> [PROBLEM STATEMENT]: Make an exact copy of the lines, leaving the pictures out.

> [INFORMATION SUPPLIED]:
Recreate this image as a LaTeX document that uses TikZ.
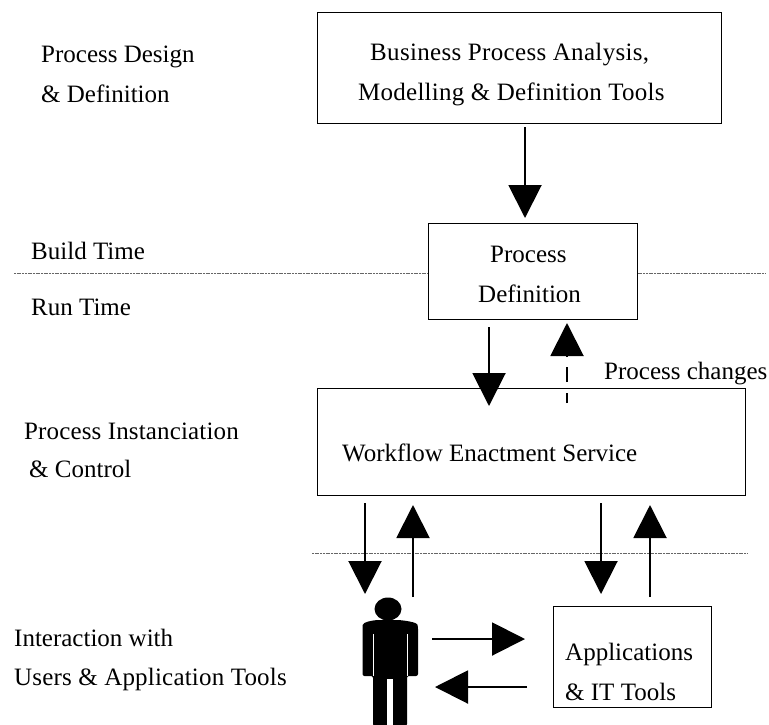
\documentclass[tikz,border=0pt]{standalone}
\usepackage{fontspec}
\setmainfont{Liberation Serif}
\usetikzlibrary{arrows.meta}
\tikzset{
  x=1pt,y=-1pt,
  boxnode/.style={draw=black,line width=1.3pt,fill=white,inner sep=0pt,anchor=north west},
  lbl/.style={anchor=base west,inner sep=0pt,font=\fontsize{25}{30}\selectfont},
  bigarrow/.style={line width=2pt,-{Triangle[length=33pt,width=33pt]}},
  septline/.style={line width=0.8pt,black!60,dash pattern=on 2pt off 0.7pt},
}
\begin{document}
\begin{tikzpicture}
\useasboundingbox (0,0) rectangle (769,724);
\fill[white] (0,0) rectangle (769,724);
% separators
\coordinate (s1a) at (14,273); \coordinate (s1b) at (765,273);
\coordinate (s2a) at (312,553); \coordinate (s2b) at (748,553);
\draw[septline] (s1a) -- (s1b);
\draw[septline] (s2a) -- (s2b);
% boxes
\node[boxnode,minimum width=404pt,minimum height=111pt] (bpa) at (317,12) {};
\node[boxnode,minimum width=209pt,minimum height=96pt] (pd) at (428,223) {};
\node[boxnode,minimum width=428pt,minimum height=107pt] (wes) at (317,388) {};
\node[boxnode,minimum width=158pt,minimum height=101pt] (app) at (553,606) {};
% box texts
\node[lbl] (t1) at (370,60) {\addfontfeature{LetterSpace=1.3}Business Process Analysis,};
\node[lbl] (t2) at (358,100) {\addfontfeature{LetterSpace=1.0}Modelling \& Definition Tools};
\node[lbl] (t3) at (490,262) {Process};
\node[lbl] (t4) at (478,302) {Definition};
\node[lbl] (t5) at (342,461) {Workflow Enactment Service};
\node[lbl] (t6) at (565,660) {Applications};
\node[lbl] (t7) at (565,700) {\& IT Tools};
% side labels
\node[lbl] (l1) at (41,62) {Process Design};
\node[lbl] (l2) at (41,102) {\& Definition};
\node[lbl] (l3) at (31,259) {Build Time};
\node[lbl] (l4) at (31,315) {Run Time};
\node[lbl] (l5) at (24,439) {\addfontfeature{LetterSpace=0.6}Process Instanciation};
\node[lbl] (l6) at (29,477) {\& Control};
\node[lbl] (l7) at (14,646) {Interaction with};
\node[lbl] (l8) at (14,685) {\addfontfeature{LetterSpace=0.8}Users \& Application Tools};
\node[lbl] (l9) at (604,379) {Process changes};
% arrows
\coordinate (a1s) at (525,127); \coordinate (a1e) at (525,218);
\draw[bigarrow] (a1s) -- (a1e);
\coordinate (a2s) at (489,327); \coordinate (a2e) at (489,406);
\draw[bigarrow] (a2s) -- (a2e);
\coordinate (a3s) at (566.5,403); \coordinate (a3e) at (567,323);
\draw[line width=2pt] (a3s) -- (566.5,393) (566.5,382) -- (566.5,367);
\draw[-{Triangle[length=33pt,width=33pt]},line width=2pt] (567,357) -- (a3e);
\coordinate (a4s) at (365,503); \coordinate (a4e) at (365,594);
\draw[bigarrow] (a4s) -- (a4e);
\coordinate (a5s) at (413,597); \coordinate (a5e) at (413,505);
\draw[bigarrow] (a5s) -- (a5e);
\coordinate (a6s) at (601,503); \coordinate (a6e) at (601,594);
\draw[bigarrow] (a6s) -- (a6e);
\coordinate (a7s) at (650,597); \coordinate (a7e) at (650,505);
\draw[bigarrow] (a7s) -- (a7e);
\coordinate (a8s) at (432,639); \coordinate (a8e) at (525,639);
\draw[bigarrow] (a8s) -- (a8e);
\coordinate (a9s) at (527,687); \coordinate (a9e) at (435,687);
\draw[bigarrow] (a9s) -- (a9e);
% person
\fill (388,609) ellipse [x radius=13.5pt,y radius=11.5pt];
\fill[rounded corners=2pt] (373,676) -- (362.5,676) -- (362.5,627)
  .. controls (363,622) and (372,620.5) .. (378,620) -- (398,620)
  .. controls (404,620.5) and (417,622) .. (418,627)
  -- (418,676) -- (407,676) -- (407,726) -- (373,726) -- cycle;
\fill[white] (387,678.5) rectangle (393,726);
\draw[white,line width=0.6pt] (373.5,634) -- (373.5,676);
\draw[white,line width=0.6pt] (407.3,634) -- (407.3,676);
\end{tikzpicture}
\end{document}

> [THE REPLY]:
Recreate this image as a LaTeX document that uses TikZ.
\documentclass[tikz,border=0pt]{standalone}
\usepackage{fontspec}
\setmainfont{Liberation Serif}
\usetikzlibrary{arrows.meta}
\tikzset{
  x=1pt,y=-1pt,
  boxnode/.style={draw=black,line width=1.3pt,fill=white,inner sep=0pt,anchor=north west},
  lbl/.style={anchor=base west,inner sep=0pt,font=\fontsize{25}{30}\selectfont},
  bigarrow/.style={line width=2pt,-{Triangle[length=33pt,width=33pt]}},
  septline/.style={line width=0.8pt,black!60,dash pattern=on 2pt off 0.7pt},
}
\begin{document}
\begin{tikzpicture}
\useasboundingbox (0,0) rectangle (769,724);
\fill[white] (0,0) rectangle (769,724);
% separators
\coordinate (s1a) at (14,273); \coordinate (s1b) at (765,273);
\coordinate (s2a) at (312,553); \coordinate (s2b) at (748,553);
\draw[septline] (s1a) -- (s1b);
\draw[septline] (s2a) -- (s2b);
% boxes
\node[boxnode,minimum width=404pt,minimum height=111pt] (bpa) at (317,12) {};
\node[boxnode,minimum width=209pt,minimum height=96pt] (pd) at (428,223) {};
\node[boxnode,minimum width=428pt,minimum height=107pt] (wes) at (317,388) {};
\node[boxnode,minimum width=158pt,minimum height=101pt] (app) at (553,606) {};
% box texts
\node[lbl] (t1) at (370,60) {\addfontfeature{LetterSpace=1.3}Business Process Analysis,};
\node[lbl] (t2) at (358,100) {\addfontfeature{LetterSpace=1.0}Modelling \& Definition Tools};
\node[lbl] (t3) at (490,262) {Process};
\node[lbl] (t4) at (478,302) {Definition};
\node[lbl] (t5) at (342,461) {Workflow Enactment Service};
\node[lbl] (t6) at (565,660) {Applications};
\node[lbl] (t7) at (565,700) {\& IT Tools};
% side labels
\node[lbl] (l1) at (41,62) {Process Design};
\node[lbl] (l2) at (41,102) {\& Definition};
\node[lbl] (l3) at (31,259) {Build Time};
\node[lbl] (l4) at (31,315) {Run Time};
\node[lbl] (l5) at (24,439) {\addfontfeature{LetterSpace=0.6}Process Instanciation};
\node[lbl] (l6) at (29,477) {\& Control};
\node[lbl] (l7) at (14,646) {Interaction with};
\node[lbl] (l8) at (14,685) {\addfontfeature{LetterSpace=0.8}Users \& Application Tools};
\node[lbl] (l9) at (604,379) {Process changes};
% arrows
\coordinate (a1s) at (525,127); \coordinate (a1e) at (525,218);
\draw[bigarrow] (a1s) -- (a1e);
\coordinate (a2s) at (489,327); \coordinate (a2e) at (489,406);
\draw[bigarrow] (a2s) -- (a2e);
\coordinate (a3s) at (566.5,403); \coordinate (a3e) at (567,323);
\draw[line width=2pt] (a3s) -- (566.5,393) (566.5,382) -- (566.5,367);
\draw[-{Triangle[length=33pt,width=33pt]},line width=2pt] (567,357) -- (a3e);
\coordinate (a4s) at (365,503); \coordinate (a4e) at (365,594);
\draw[bigarrow] (a4s) -- (a4e);
\coordinate (a5s) at (413,597); \coordinate (a5e) at (413,505);
\draw[bigarrow] (a5s) -- (a5e);
\coordinate (a6s) at (601,503); \coordinate (a6e) at (601,594);
\draw[bigarrow] (a6s) -- (a6e);
\coordinate (a7s) at (650,597); \coordinate (a7e) at (650,505);
\draw[bigarrow] (a7s) -- (a7e);
\coordinate (a8s) at (432,639); \coordinate (a8e) at (525,639);
\draw[bigarrow] (a8s) -- (a8e);
\coordinate (a9s) at (527,687); \coordinate (a9e) at (435,687);
\draw[bigarrow] (a9s) -- (a9e);
% person
\fill (388,609) ellipse [x radius=13.5pt,y radius=11.5pt];
\fill[rounded corners=2pt] (373,676) -- (362.5,676) -- (362.5,627)
  .. controls (363,622) and (372,620.5) .. (378,620) -- (398,620)
  .. controls (404,620.5) and (417,622) .. (418,627)
  -- (418,676) -- (407,676) -- (407,726) -- (373,726) -- cycle;
\fill[white] (387,678.5) rectangle (393,726);
\draw[white,line width=0.6pt] (373.5,634) -- (373.5,676);
\draw[white,line width=0.6pt] (407.3,634) -- (407.3,676);
\end{tikzpicture}
\end{document}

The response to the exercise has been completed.